--- Supplied data ---

* * * * *

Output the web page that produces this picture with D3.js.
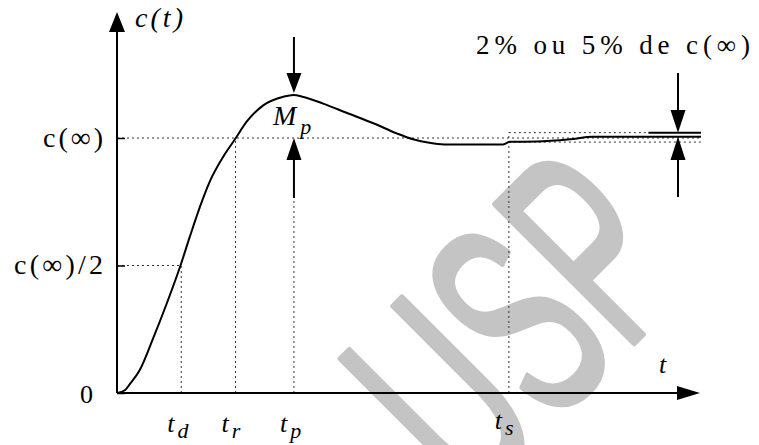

* * * * *

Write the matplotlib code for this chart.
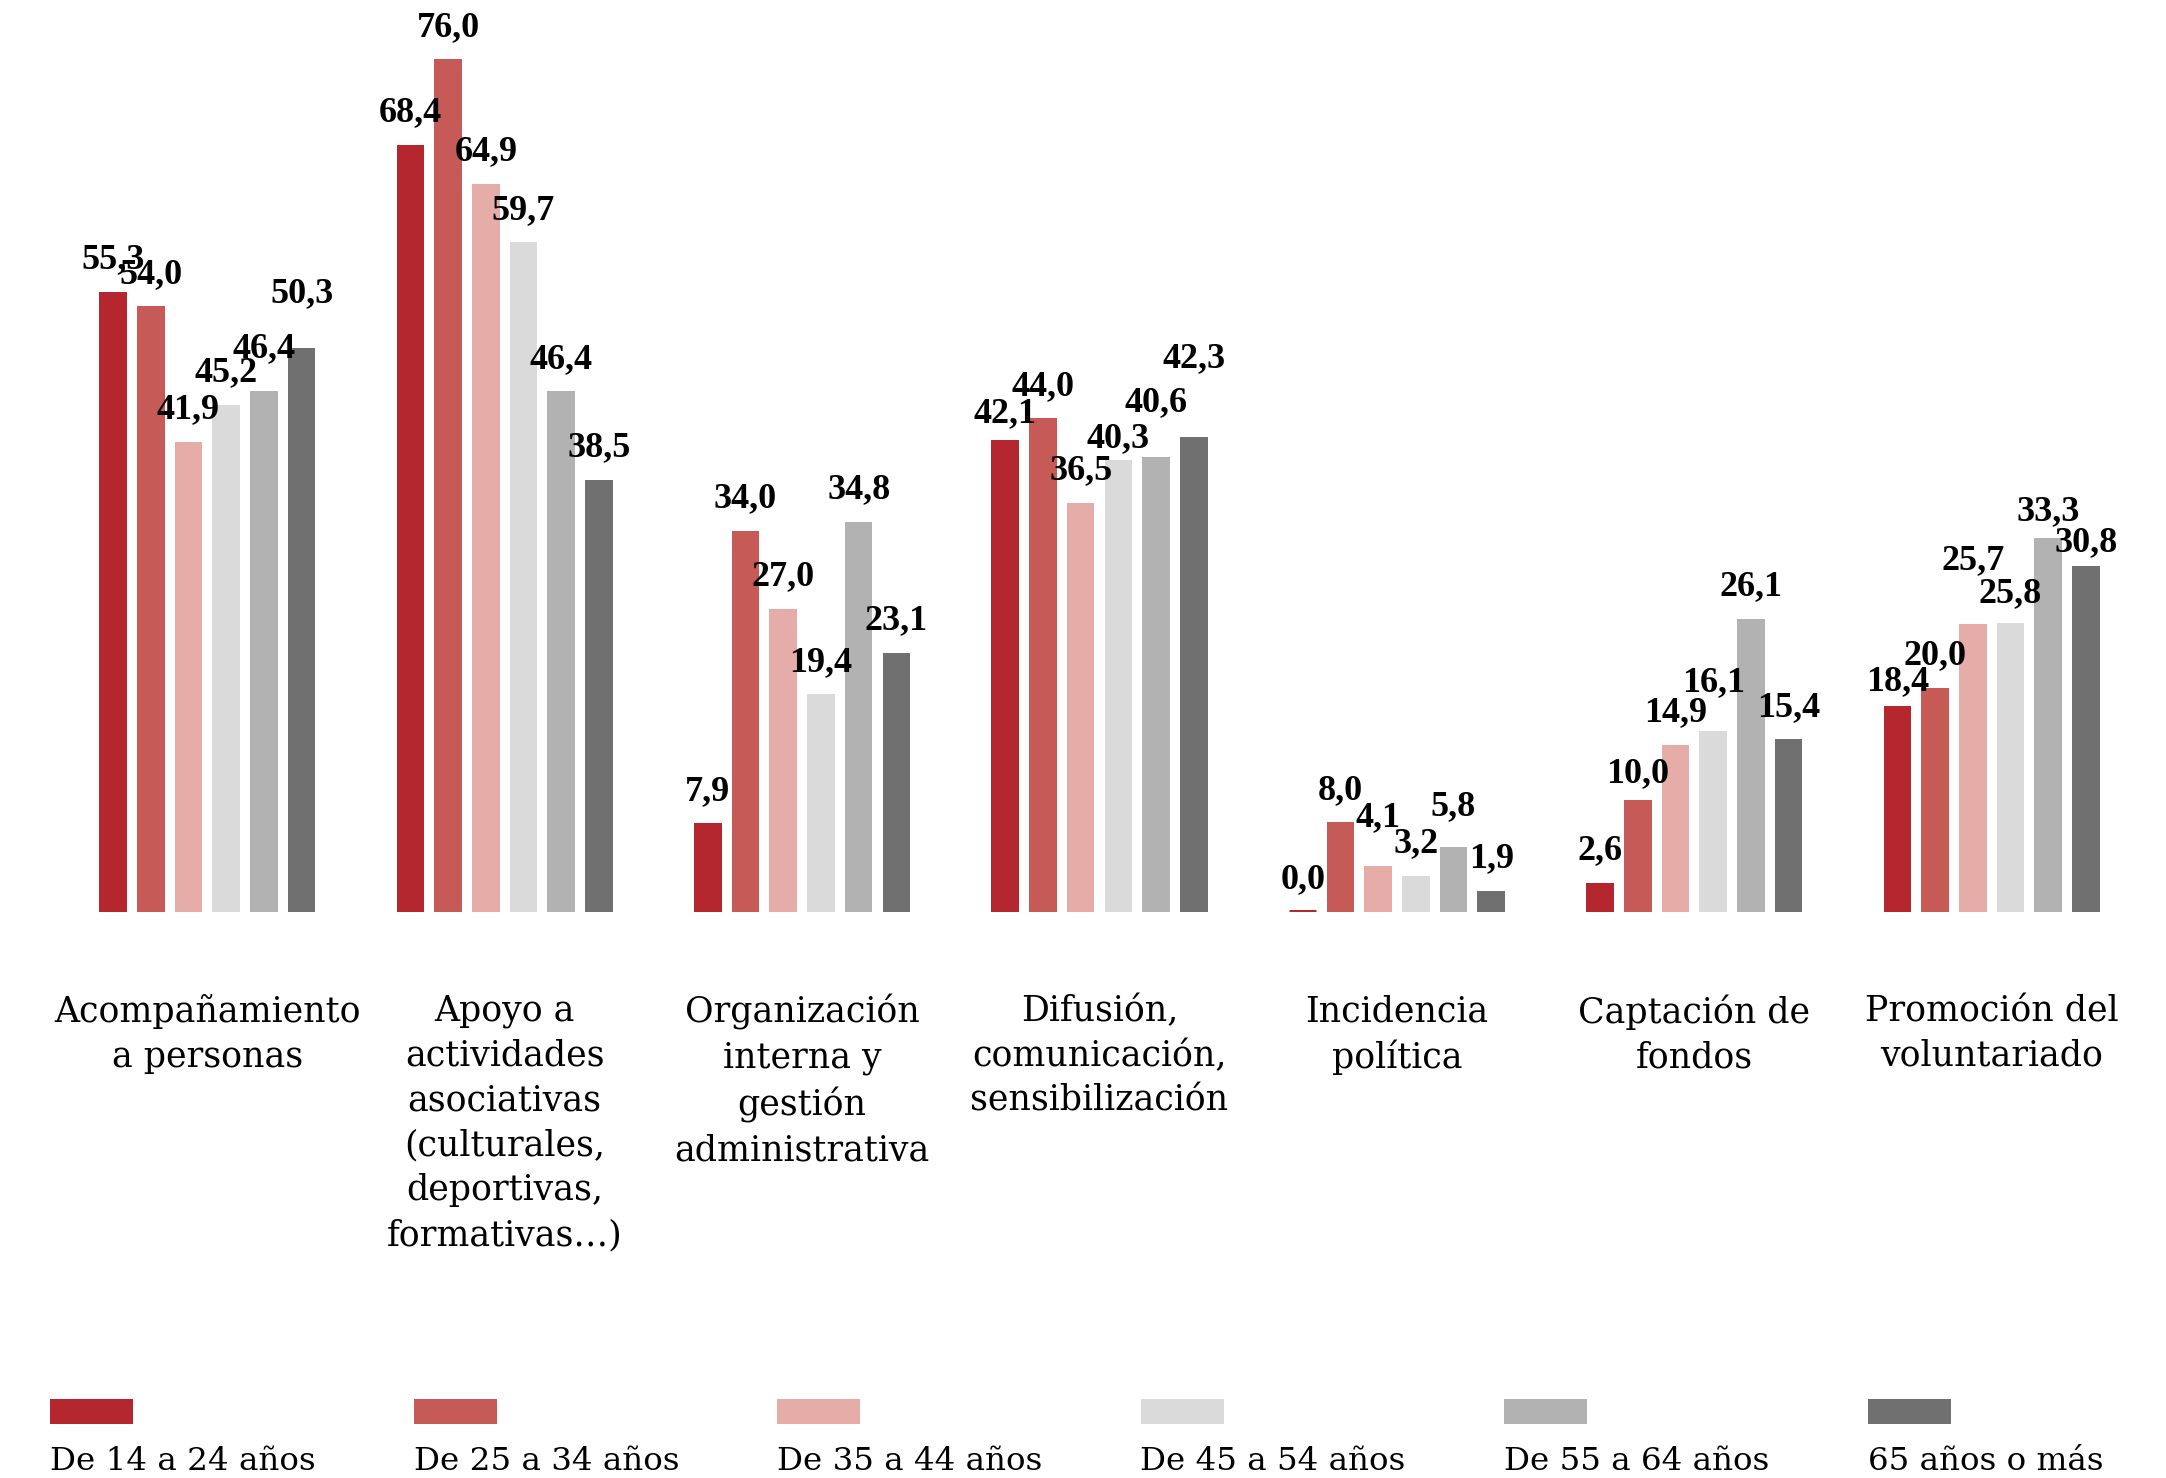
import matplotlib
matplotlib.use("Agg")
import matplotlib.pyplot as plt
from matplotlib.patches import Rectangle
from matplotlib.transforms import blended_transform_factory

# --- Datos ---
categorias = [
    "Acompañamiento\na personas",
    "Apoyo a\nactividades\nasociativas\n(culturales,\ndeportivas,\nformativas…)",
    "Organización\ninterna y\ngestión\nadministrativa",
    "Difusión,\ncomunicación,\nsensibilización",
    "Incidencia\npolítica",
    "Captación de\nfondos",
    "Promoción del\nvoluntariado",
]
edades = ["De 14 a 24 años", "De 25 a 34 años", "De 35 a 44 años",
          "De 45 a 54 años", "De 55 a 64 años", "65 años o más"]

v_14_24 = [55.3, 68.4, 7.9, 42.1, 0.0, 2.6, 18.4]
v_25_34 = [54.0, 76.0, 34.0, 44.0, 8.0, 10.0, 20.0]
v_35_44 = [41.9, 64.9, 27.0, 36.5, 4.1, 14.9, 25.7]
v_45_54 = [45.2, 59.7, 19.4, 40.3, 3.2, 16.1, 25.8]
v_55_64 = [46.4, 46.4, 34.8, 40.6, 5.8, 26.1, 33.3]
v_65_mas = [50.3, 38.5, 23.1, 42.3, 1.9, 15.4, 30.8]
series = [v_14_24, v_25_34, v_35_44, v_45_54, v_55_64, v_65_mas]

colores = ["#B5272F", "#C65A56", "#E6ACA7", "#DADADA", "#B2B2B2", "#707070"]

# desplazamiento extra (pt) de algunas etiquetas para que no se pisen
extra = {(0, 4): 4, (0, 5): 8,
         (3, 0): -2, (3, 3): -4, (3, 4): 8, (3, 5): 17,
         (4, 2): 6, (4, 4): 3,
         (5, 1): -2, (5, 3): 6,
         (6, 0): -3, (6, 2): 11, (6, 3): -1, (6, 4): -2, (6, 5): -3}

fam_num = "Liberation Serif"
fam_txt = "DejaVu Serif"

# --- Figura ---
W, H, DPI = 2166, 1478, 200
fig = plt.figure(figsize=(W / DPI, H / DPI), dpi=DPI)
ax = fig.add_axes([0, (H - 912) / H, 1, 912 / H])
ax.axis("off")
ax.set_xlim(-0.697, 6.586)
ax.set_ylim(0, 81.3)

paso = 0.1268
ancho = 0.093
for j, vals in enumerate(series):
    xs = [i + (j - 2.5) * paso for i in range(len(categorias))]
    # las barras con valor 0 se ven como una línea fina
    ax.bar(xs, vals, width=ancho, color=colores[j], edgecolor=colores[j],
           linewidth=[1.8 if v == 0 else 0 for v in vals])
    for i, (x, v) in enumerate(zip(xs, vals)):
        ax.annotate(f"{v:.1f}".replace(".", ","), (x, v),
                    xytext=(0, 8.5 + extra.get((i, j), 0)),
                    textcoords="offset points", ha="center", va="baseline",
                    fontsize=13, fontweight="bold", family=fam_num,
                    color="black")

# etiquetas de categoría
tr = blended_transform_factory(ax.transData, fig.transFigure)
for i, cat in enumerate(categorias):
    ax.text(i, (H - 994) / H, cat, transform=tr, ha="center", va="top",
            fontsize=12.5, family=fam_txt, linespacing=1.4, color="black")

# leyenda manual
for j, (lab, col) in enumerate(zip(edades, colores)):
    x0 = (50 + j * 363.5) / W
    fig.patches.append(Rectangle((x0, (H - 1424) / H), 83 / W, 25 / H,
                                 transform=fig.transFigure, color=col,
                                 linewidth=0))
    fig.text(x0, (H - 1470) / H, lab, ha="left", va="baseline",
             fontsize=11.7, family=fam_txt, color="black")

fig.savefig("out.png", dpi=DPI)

* * * * *

--- Directions for this task ---
Exactly reproduce the stretch that starts at the line containing "Write the matplotlib code for this chart." and ends at the line containing "ax.set_ylim(0, 81.3)", both ends included; leave any pictures out.

--- Reply to the exercise ---
Write the matplotlib code for this chart.
import matplotlib
matplotlib.use("Agg")
import matplotlib.pyplot as plt
from matplotlib.patches import Rectangle
from matplotlib.transforms import blended_transform_factory

# --- Datos ---
categorias = [
    "Acompañamiento\na personas",
    "Apoyo a\nactividades\nasociativas\n(culturales,\ndeportivas,\nformativas…)",
    "Organización\ninterna y\ngestión\nadministrativa",
    "Difusión,\ncomunicación,\nsensibilización",
    "Incidencia\npolítica",
    "Captación de\nfondos",
    "Promoción del\nvoluntariado",
]
edades = ["De 14 a 24 años", "De 25 a 34 años", "De 35 a 44 años",
          "De 45 a 54 años", "De 55 a 64 años", "65 años o más"]

v_14_24 = [55.3, 68.4, 7.9, 42.1, 0.0, 2.6, 18.4]
v_25_34 = [54.0, 76.0, 34.0, 44.0, 8.0, 10.0, 20.0]
v_35_44 = [41.9, 64.9, 27.0, 36.5, 4.1, 14.9, 25.7]
v_45_54 = [45.2, 59.7, 19.4, 40.3, 3.2, 16.1, 25.8]
v_55_64 = [46.4, 46.4, 34.8, 40.6, 5.8, 26.1, 33.3]
v_65_mas = [50.3, 38.5, 23.1, 42.3, 1.9, 15.4, 30.8]
series = [v_14_24, v_25_34, v_35_44, v_45_54, v_55_64, v_65_mas]

colores = ["#B5272F", "#C65A56", "#E6ACA7", "#DADADA", "#B2B2B2", "#707070"]

# desplazamiento extra (pt) de algunas etiquetas para que no se pisen
extra = {(0, 4): 4, (0, 5): 8,
         (3, 0): -2, (3, 3): -4, (3, 4): 8, (3, 5): 17,
         (4, 2): 6, (4, 4): 3,
         (5, 1): -2, (5, 3): 6,
         (6, 0): -3, (6, 2): 11, (6, 3): -1, (6, 4): -2, (6, 5): -3}

fam_num = "Liberation Serif"
fam_txt = "DejaVu Serif"

# --- Figura ---
W, H, DPI = 2166, 1478, 200
fig = plt.figure(figsize=(W / DPI, H / DPI), dpi=DPI)
ax = fig.add_axes([0, (H - 912) / H, 1, 912 / H])
ax.axis("off")
ax.set_xlim(-0.697, 6.586)
ax.set_ylim(0, 81.3)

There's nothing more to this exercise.